As Jamaica steadily advances in its economic reform agenda, Government and policymakers are impelled to not take the gains the country has secured over the last couple of years for granted, but instead use them to continue in building out a path for greater growth and to correct the ills of the past.
Co-chair of the Economic Programme Oversight Committee (EPOC), Keith Duncan, has said that with the country’s macroeconomic indicators remaining strong, we need to remain resilient and advance our position by capitalising on what we have already achieved.
“Jamaica has to remain resolute and continue the economic reforms which have worked well for macroeconomic stability, and continue to drive towards the Government’s medium-term growth target,” he said.
Duncan was of the view that over the last 20-30 years, the country’s institutions were not strengthened in any real way.
“For as long as I can remember, growing up as a child, Jamaica has moved from economic crisis, financial crisis, over and over again; that’s what we can remember over the last 20-30 years. Every couple of years, there was some fall out, some self-correction required — and we were just not able to achieve any level of macroeconomic stability.

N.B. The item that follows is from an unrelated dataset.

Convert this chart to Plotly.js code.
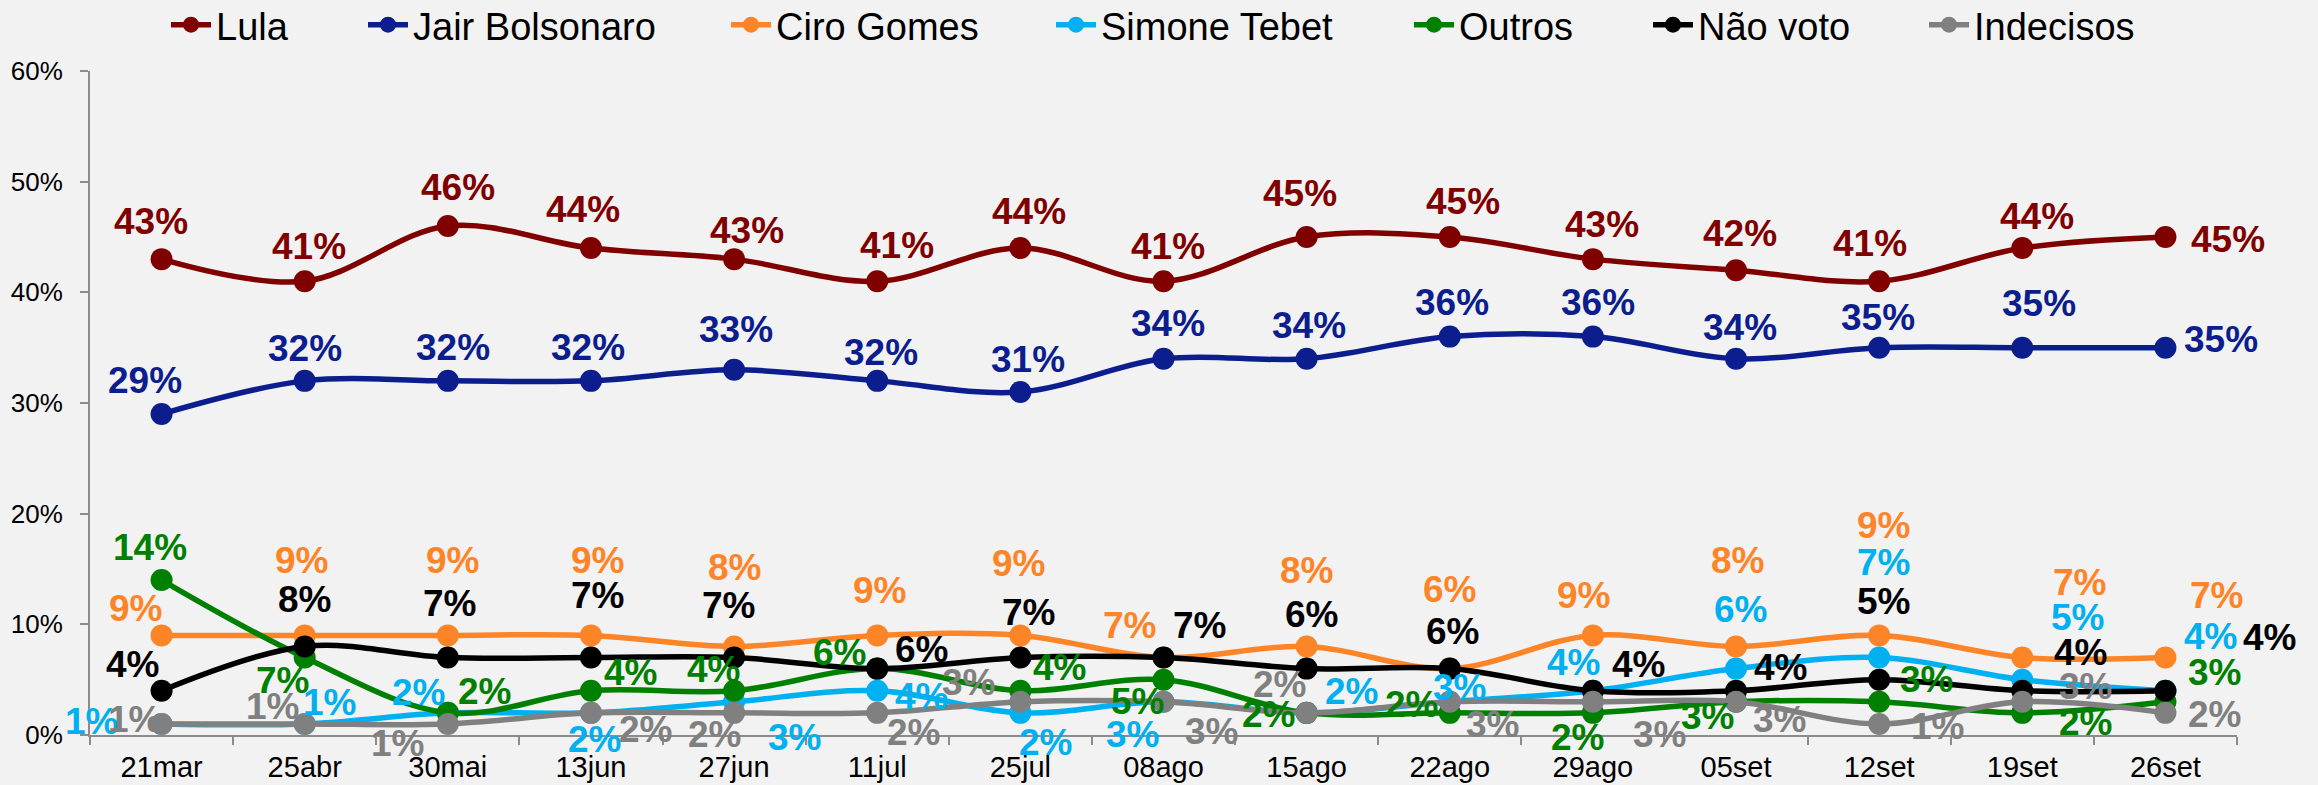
<!DOCTYPE html>
<html>
<head>
<meta charset="utf-8">
<script src="https://cdn.plot.ly/plotly-3.0.1.min.js"></script>
<style>html,body{margin:0;padding:0;background:#f2f2f2;}#chart{width:2318px;height:785px;}</style>
</head>
<body>
<div id="chart"></div>
<script>
// ---- data ----
const categories = ["21mar","25abr","30mai","13jun","27jun","11jul","25jul","08ago","15ago","22ago","29ago","05set","12set","19set","26set"];
const seriesNames = ["Lula","Jair Bolsonaro","Ciro Gomes","Simone Tebet","Outros","Não voto","Indecisos"];
const lula       = [43,41,46,44,43,41,44,41,45,45,43,42,41,44,45];
const bolsonaro  = [29,32,32,32,33,32,31,34,34,36,36,34,35,35,35];
const ciro       = [9,9,9,9,8,9,9,7,8,6,9,8,9,7,7];
const tebet      = [1,1,2,2,3,4,2,3,2,3,4,6,7,5,4];
const outros     = [14,7,2,4,4,6,4,5,2,2,2,3,3,2,3];
const naoVoto    = [4,8,7,7,7,6,7,7,6,6,4,4,5,4,4];
const indecisos  = [1,1,1,2,2,2,3,3,2,3,3,3,1,3,2];
const yTickVals  = [0,10,20,30,40,50,60];

// ---- styles ----
const colors = ["#800000","#0c1e8e","#fd8427","#00b0f0","#008000","#000000","#808080"];
const FONT = "Liberation Sans, Arial, sans-serif";
// legend entry marker centres (px from left)
const legendMarkerX = [186,383,746,1071,1429,1668,1944];

// label offsets in pixels (dx right, dy down)
const labelOffsets = [
  {dx:[-11,4,10,-8,13,20,9,4,-7,13,9,4,-9,15,63], dy:[-38,-35,-38,-39,-29,-36,-37,-35,-44,-36,-35,-37,-38,-32,2]},
  {dx:[-17,0,5,-3,2,4,8,4,2,2,5,4,-1,17,56], dy:[-34,-32,-33,-33,-40,-28,-32,-35,-33,-34,-34,-31,-30,-44,-8]},
  {dx:[-26,-3,5,7,0,2,-2,-34,0,0,-9,1,4,57,51], dy:[-27,-75,-75,-75,-79,-45,-72,-32,-76,-79,-40,-86,-110,-75,-62]},
  {dx:[-70,25,-29,4,60,44,25,-31,45,10,-19,4,4,55,45], dy:[-2,-21,-20,27,36,6,30,33,-21,-14,-28,-59,-95,-62,-54]},
  {dx:[-12,-22,37,40,-21,-38,39,-26,-38,-38,-15,-29,47,63,49], dy:[-33,23,-21,-18,-21,-16,-23,22,2,-8,25,15,-22,10,-29]},
  {dx:[-29,0,2,7,-6,44,8,36,5,3,46,44,4,58,104], dy:[-26,-47,-54,-62,-52,-19,-45,-32,-54,-37,-26,-23,-78,-38,-53]},
  {dx:[-27,-32,-50,55,-20,36,-52,48,-27,43,67,43,58,63,49], dy:[-4,-17,20,17,22,20,-19,30,-28,23,33,18,3,-15,2]}
];

const seriesValues = [lula,bolsonaro,ciro,tebet,outros,naoVoto,indecisos];
const legendId = k => (k===0 ? "legend" : "legend"+(k+1));

const traces = seriesValues.map((vals,k)=>({
  type:"scatter", mode:"lines+markers", name:seriesNames[k],
  x:categories, y:vals, legend:legendId(k),
  line:{color:colors[k], width:5.5, shape:"spline", smoothing:1},
  marker:{color:colors[k], size:22},
  hoverinfo:"skip"
}));

const annotations = [];
seriesValues.forEach((vals,k)=>{
  vals.forEach((v,i)=>{
    annotations.push({
      x:categories[i], y:v, xref:"x", yref:"y",
      text:v+"%", showarrow:false,
      xanchor:"center", yanchor:"middle",
      xshift:labelOffsets[k].dx[i], yshift:-labelOffsets[k].dy[i],
      font:{family:FONT, size:37, color:colors[k], weight:"bold"}
    });
  });
});

const layout = {
  width:2318, height:785,
  paper_bgcolor:"#f2f2f2", plot_bgcolor:"#f2f2f2",
  margin:{l:90, r:81, t:71, b:50, pad:0, autoexpand:false},
  font:{family:FONT, color:"#000"},
  showlegend:true,
  xaxis:{type:"category", range:[-0.5,14.5], showgrid:false, zeroline:false,
         showline:true, linecolor:"#8c8c8c", linewidth:2,
         ticks:"outside", tickson:"boundaries", ticklen:8, tickcolor:"#8c8c8c", tickwidth:2,
         ticklabelstandoff:5,
         tickfont:{family:FONT, size:29, color:"#000"}, fixedrange:true},
  yaxis:{range:[0,60], tickvals:yTickVals, ticktext:yTickVals.map(v=>v+"%"),
         showgrid:false, zeroline:false, showline:true, linecolor:"#8c8c8c", linewidth:2,
         ticks:"outside", ticklen:8, tickcolor:"#8c8c8c", tickwidth:2, ticklabelstandoff:12,
         tickfont:{family:FONT, size:26, color:"#000"}, fixedrange:true},
  annotations:annotations
};

seriesNames.forEach((n,k)=>{
  layout[legendId(k)] = {
    orientation:"h", xref:"container", yref:"container",
    x:(legendMarkerX[k]-20)/2318, xanchor:"left",
    y:1-25/785, yanchor:"middle", itemwidth:40,
    font:{family:FONT, size:38, color:"#000"}, bgcolor:"rgba(0,0,0,0)"
  };
});

Plotly.newPlot("chart", traces, layout, {displayModeBar:false, staticPlot:true});
</script>
</body>
</html>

“We do now have the foundations for growth,” he emphasised.
He then went on to question the last time the country had invested in developing certain important capacities, such as water-catchment facilities.
“When was the last time that Jamaica built a dam? Jamaica has so much water and we can’t get water to everybody?” he asked.
He believes that these long-standing issues prevail and continue to recur, as much of the country’s resources and infrastructure was expended in correcting the ills of the past.
“The focus was on correcting the macroeconomic issues that developed from time to time, and [were] not focused on putting in the infrastructure that is required to drive productivity. Our fiscal space has now opened up wherein we have ran a stable economy —with low and stable inflation, low interest rates and building up reserves — thus giving us a platform,” he noted.
This fiscal space opening, he said, will allow the country to allocate more capital expenditure for infrastructure and investment.
“Now that we have macroeconomic stability, we have that opportunity to develop and invest. If we develop our water structures, agriculture will result in more growth. If we equip national security — the police, army and everyone — we’ll get the growth.” he said.
Though noting that challenges still exist in getting to that place of well-being, EPOC’s co-chair nevertheless remains confident that the country can achieve its true potential as it embarks on a journey to real economic independence.
“Moving onto the next phase of Jamaica’s journey, we need to ensure that we are building capacities to facilitate growth, value-added growth,” he said.